**The exercise:**
Your job is to retype all of the data word for word, leaving every image out.

**Data segment:**
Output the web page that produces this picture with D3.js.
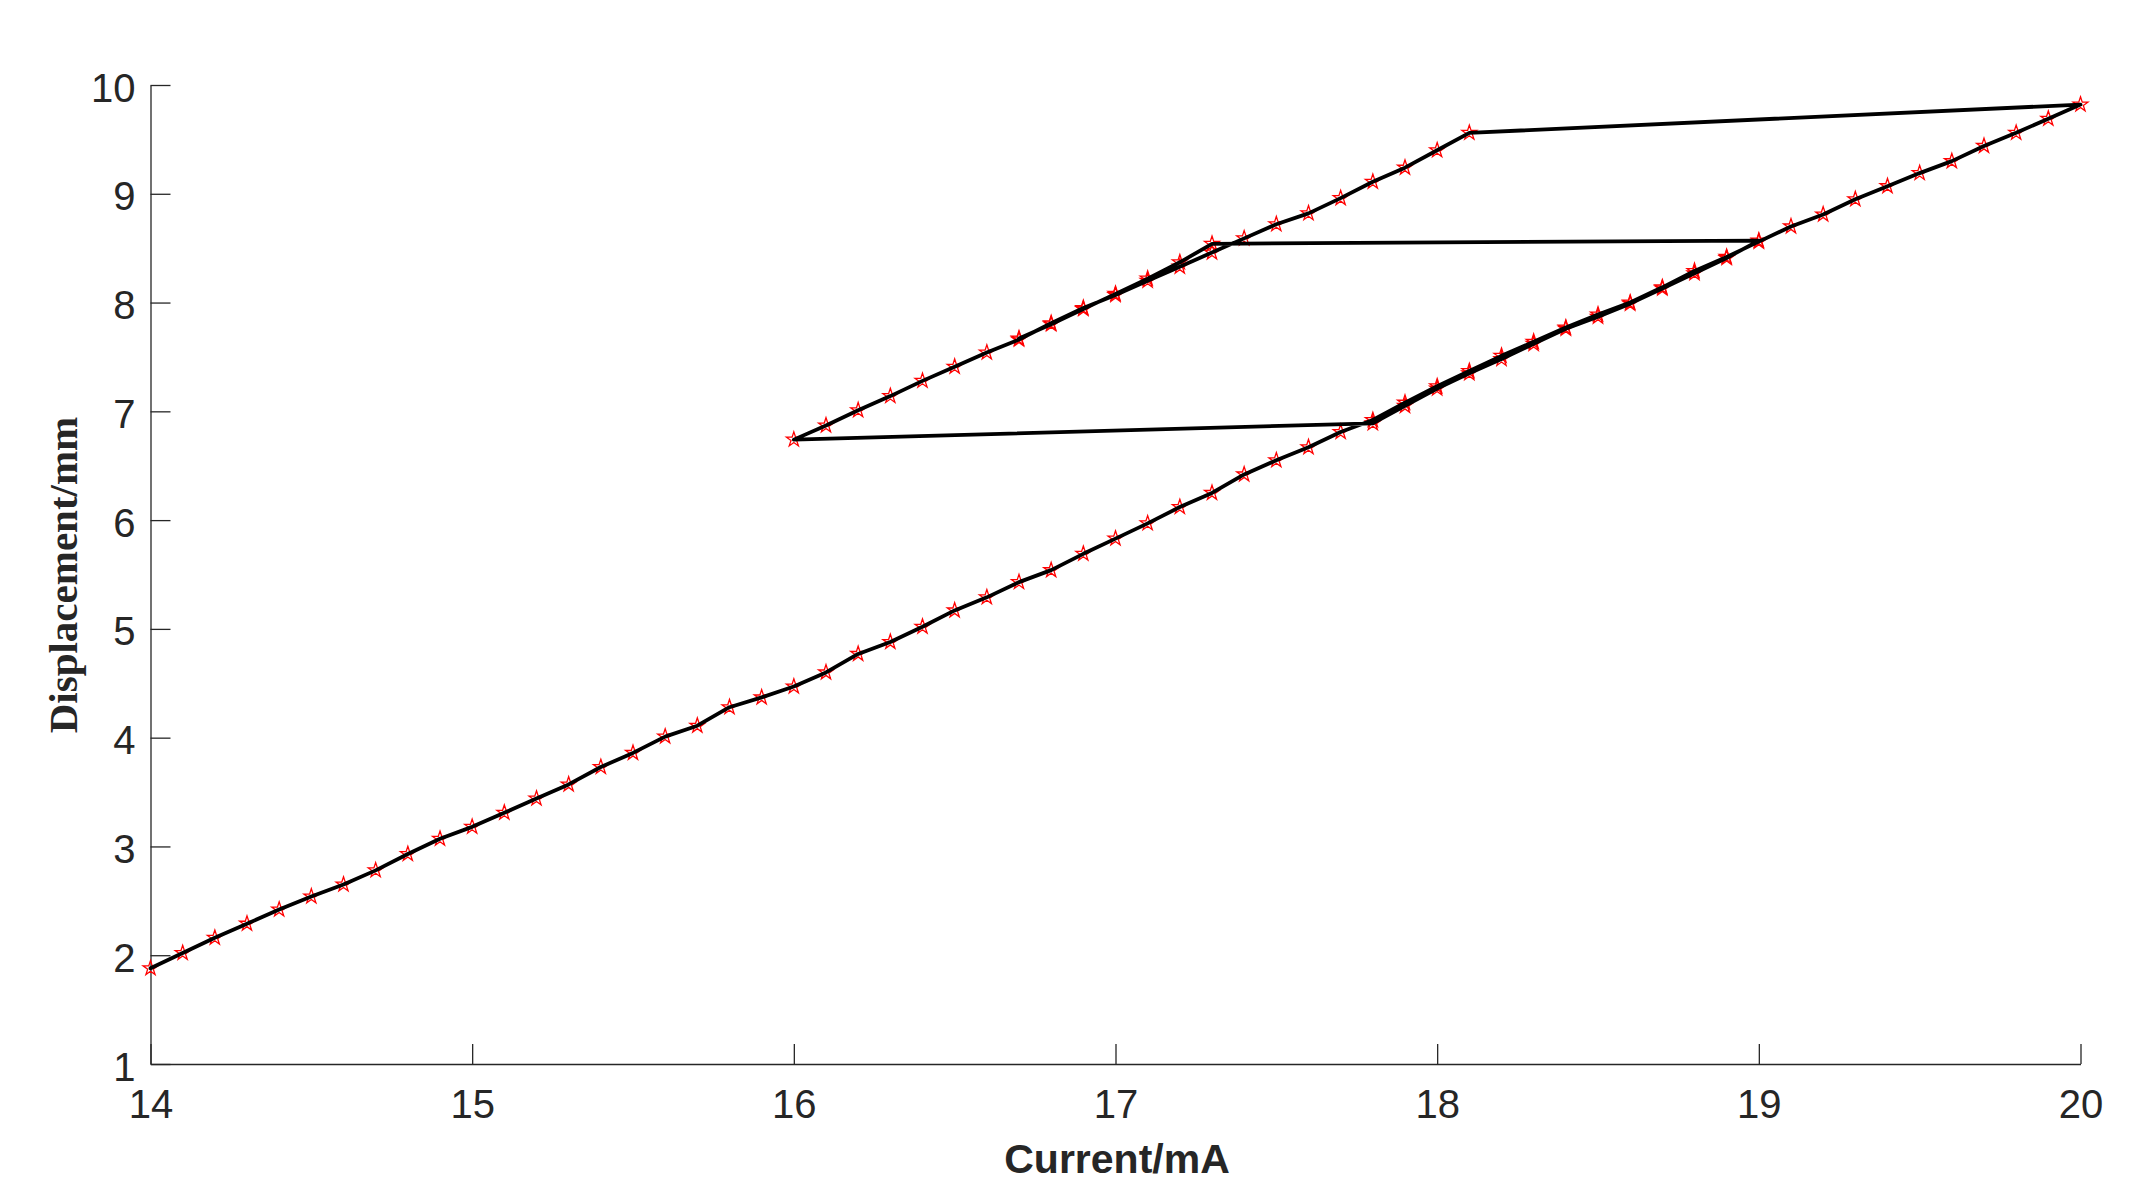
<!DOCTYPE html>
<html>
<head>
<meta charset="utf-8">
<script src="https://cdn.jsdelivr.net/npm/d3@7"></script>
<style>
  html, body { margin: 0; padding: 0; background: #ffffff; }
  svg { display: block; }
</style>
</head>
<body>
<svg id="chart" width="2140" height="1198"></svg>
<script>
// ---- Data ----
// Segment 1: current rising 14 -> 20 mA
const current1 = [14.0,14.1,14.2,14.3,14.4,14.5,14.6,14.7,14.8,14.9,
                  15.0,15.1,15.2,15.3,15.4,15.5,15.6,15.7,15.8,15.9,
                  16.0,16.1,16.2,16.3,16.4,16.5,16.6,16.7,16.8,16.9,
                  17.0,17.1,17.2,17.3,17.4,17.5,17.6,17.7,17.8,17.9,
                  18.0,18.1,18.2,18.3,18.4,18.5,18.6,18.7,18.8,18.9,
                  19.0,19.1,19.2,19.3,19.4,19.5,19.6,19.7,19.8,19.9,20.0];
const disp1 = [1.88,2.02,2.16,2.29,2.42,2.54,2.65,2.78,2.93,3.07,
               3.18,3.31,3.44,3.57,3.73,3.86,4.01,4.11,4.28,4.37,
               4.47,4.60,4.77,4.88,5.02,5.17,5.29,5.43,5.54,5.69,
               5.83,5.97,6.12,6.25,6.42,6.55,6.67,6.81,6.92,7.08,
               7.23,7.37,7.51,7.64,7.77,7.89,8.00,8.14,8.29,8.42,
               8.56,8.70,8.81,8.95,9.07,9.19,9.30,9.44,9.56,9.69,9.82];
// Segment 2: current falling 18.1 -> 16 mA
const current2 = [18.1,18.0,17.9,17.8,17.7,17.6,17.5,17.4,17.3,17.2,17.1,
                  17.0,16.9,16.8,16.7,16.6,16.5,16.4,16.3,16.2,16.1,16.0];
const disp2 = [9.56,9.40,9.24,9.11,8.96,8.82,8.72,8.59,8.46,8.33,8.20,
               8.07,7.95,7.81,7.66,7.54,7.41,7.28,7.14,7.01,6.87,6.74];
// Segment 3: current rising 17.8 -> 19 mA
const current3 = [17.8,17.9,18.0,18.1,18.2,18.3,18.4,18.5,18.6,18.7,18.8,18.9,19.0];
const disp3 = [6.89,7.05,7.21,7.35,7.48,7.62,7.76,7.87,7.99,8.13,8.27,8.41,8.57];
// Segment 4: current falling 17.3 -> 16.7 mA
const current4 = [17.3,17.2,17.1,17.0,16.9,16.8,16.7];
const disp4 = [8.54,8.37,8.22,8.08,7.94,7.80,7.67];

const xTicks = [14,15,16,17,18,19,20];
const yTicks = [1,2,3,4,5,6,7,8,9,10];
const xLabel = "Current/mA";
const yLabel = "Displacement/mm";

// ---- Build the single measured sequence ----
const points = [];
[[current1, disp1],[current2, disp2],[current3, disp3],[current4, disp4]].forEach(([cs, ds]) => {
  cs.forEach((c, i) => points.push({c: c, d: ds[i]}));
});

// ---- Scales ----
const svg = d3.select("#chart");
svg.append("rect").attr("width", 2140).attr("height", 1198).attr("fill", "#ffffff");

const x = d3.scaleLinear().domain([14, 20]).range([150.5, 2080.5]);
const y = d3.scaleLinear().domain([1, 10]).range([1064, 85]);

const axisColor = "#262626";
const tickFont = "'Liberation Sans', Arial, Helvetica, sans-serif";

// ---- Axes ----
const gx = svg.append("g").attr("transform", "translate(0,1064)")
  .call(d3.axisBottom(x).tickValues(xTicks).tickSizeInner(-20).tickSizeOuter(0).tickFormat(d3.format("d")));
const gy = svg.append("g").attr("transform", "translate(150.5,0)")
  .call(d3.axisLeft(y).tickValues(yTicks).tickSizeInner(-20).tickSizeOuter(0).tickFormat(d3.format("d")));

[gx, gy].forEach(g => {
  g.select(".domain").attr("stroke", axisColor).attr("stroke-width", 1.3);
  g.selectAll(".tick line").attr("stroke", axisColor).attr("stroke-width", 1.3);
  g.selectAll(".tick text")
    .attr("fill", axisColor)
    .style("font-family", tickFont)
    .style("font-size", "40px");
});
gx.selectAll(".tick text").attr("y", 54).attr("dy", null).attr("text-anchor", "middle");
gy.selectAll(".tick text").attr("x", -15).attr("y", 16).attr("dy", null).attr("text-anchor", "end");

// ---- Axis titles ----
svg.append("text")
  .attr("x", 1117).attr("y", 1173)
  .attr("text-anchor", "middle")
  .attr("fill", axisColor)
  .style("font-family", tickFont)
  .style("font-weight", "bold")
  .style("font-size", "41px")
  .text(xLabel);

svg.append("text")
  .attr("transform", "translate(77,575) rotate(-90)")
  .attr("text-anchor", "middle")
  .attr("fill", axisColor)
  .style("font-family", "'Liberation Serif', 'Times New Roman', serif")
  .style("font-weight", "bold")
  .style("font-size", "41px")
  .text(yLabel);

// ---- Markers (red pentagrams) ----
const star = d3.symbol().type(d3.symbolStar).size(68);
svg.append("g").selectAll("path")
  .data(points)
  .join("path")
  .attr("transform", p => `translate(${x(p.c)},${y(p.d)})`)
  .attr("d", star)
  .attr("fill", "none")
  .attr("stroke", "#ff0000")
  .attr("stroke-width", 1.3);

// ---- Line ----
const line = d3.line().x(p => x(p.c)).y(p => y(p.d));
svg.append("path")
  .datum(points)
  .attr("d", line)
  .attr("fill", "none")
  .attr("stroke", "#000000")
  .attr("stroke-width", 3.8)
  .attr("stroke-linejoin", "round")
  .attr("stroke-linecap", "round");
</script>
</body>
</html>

**Result of the task:**
Output the web page that produces this picture with D3.js.
<!DOCTYPE html>
<html>
<head>
<meta charset="utf-8">
<script src="https://cdn.jsdelivr.net/npm/d3@7"></script>
<style>
  html, body { margin: 0; padding: 0; background: #ffffff; }
  svg { display: block; }
</style>
</head>
<body>
<svg id="chart" width="2140" height="1198"></svg>
<script>
// ---- Data ----
// Segment 1: current rising 14 -> 20 mA
const current1 = [14.0,14.1,14.2,14.3,14.4,14.5,14.6,14.7,14.8,14.9,
                  15.0,15.1,15.2,15.3,15.4,15.5,15.6,15.7,15.8,15.9,
                  16.0,16.1,16.2,16.3,16.4,16.5,16.6,16.7,16.8,16.9,
                  17.0,17.1,17.2,17.3,17.4,17.5,17.6,17.7,17.8,17.9,
                  18.0,18.1,18.2,18.3,18.4,18.5,18.6,18.7,18.8,18.9,
                  19.0,19.1,19.2,19.3,19.4,19.5,19.6,19.7,19.8,19.9,20.0];
const disp1 = [1.88,2.02,2.16,2.29,2.42,2.54,2.65,2.78,2.93,3.07,
               3.18,3.31,3.44,3.57,3.73,3.86,4.01,4.11,4.28,4.37,
               4.47,4.60,4.77,4.88,5.02,5.17,5.29,5.43,5.54,5.69,
               5.83,5.97,6.12,6.25,6.42,6.55,6.67,6.81,6.92,7.08,
               7.23,7.37,7.51,7.64,7.77,7.89,8.00,8.14,8.29,8.42,
               8.56,8.70,8.81,8.95,9.07,9.19,9.30,9.44,9.56,9.69,9.82];
// Segment 2: current falling 18.1 -> 16 mA
const current2 = [18.1,18.0,17.9,17.8,17.7,17.6,17.5,17.4,17.3,17.2,17.1,
                  17.0,16.9,16.8,16.7,16.6,16.5,16.4,16.3,16.2,16.1,16.0];
const disp2 = [9.56,9.40,9.24,9.11,8.96,8.82,8.72,8.59,8.46,8.33,8.20,
               8.07,7.95,7.81,7.66,7.54,7.41,7.28,7.14,7.01,6.87,6.74];
// Segment 3: current rising 17.8 -> 19 mA
const current3 = [17.8,17.9,18.0,18.1,18.2,18.3,18.4,18.5,18.6,18.7,18.8,18.9,19.0];
const disp3 = [6.89,7.05,7.21,7.35,7.48,7.62,7.76,7.87,7.99,8.13,8.27,8.41,8.57];
// Segment 4: current falling 17.3 -> 16.7 mA
const current4 = [17.3,17.2,17.1,17.0,16.9,16.8,16.7];
const disp4 = [8.54,8.37,8.22,8.08,7.94,7.80,7.67];

const xTicks = [14,15,16,17,18,19,20];
const yTicks = [1,2,3,4,5,6,7,8,9,10];
const xLabel = "Current/mA";
const yLabel = "Displacement/mm";

// ---- Build the single measured sequence ----
const points = [];
[[current1, disp1],[current2, disp2],[current3, disp3],[current4, disp4]].forEach(([cs, ds]) => {
  cs.forEach((c, i) => points.push({c: c, d: ds[i]}));
});

// ---- Scales ----
const svg = d3.select("#chart");
svg.append("rect").attr("width", 2140).attr("height", 1198).attr("fill", "#ffffff");

const x = d3.scaleLinear().domain([14, 20]).range([150.5, 2080.5]);
const y = d3.scaleLinear().domain([1, 10]).range([1064, 85]);

const axisColor = "#262626";
const tickFont = "'Liberation Sans', Arial, Helvetica, sans-serif";

// ---- Axes ----
const gx = svg.append("g").attr("transform", "translate(0,1064)")
  .call(d3.axisBottom(x).tickValues(xTicks).tickSizeInner(-20).tickSizeOuter(0).tickFormat(d3.format("d")));
const gy = svg.append("g").attr("transform", "translate(150.5,0)")
  .call(d3.axisLeft(y).tickValues(yTicks).tickSizeInner(-20).tickSizeOuter(0).tickFormat(d3.format("d")));

[gx, gy].forEach(g => {
  g.select(".domain").attr("stroke", axisColor).attr("stroke-width", 1.3);
  g.selectAll(".tick line").attr("stroke", axisColor).attr("stroke-width", 1.3);
  g.selectAll(".tick text")
    .attr("fill", axisColor)
    .style("font-family", tickFont)
    .style("font-size", "40px");
});
gx.selectAll(".tick text").attr("y", 54).attr("dy", null).attr("text-anchor", "middle");
gy.selectAll(".tick text").attr("x", -15).attr("y", 16).attr("dy", null).attr("text-anchor", "end");

// ---- Axis titles ----
svg.append("text")
  .attr("x", 1117).attr("y", 1173)
  .attr("text-anchor", "middle")
  .attr("fill", axisColor)
  .style("font-family", tickFont)
  .style("font-weight", "bold")
  .style("font-size", "41px")
  .text(xLabel);

svg.append("text")
  .attr("transform", "translate(77,575) rotate(-90)")
  .attr("text-anchor", "middle")
  .attr("fill", axisColor)
  .style("font-family", "'Liberation Serif', 'Times New Roman', serif")
  .style("font-weight", "bold")
  .style("font-size", "41px")
  .text(yLabel);

// ---- Markers (red pentagrams) ----
const star = d3.symbol().type(d3.symbolStar).size(68);
svg.append("g").selectAll("path")
  .data(points)
  .join("path")
  .attr("transform", p => `translate(${x(p.c)},${y(p.d)})`)
  .attr("d", star)
  .attr("fill", "none")
  .attr("stroke", "#ff0000")
  .attr("stroke-width", 1.3);

// ---- Line ----
const line = d3.line().x(p => x(p.c)).y(p => y(p.d));
svg.append("path")
  .datum(points)
  .attr("d", line)
  .attr("fill", "none")
  .attr("stroke", "#000000")
  .attr("stroke-width", 3.8)
  .attr("stroke-linejoin", "round")
  .attr("stroke-linecap", "round");
</script>
</body>
</html>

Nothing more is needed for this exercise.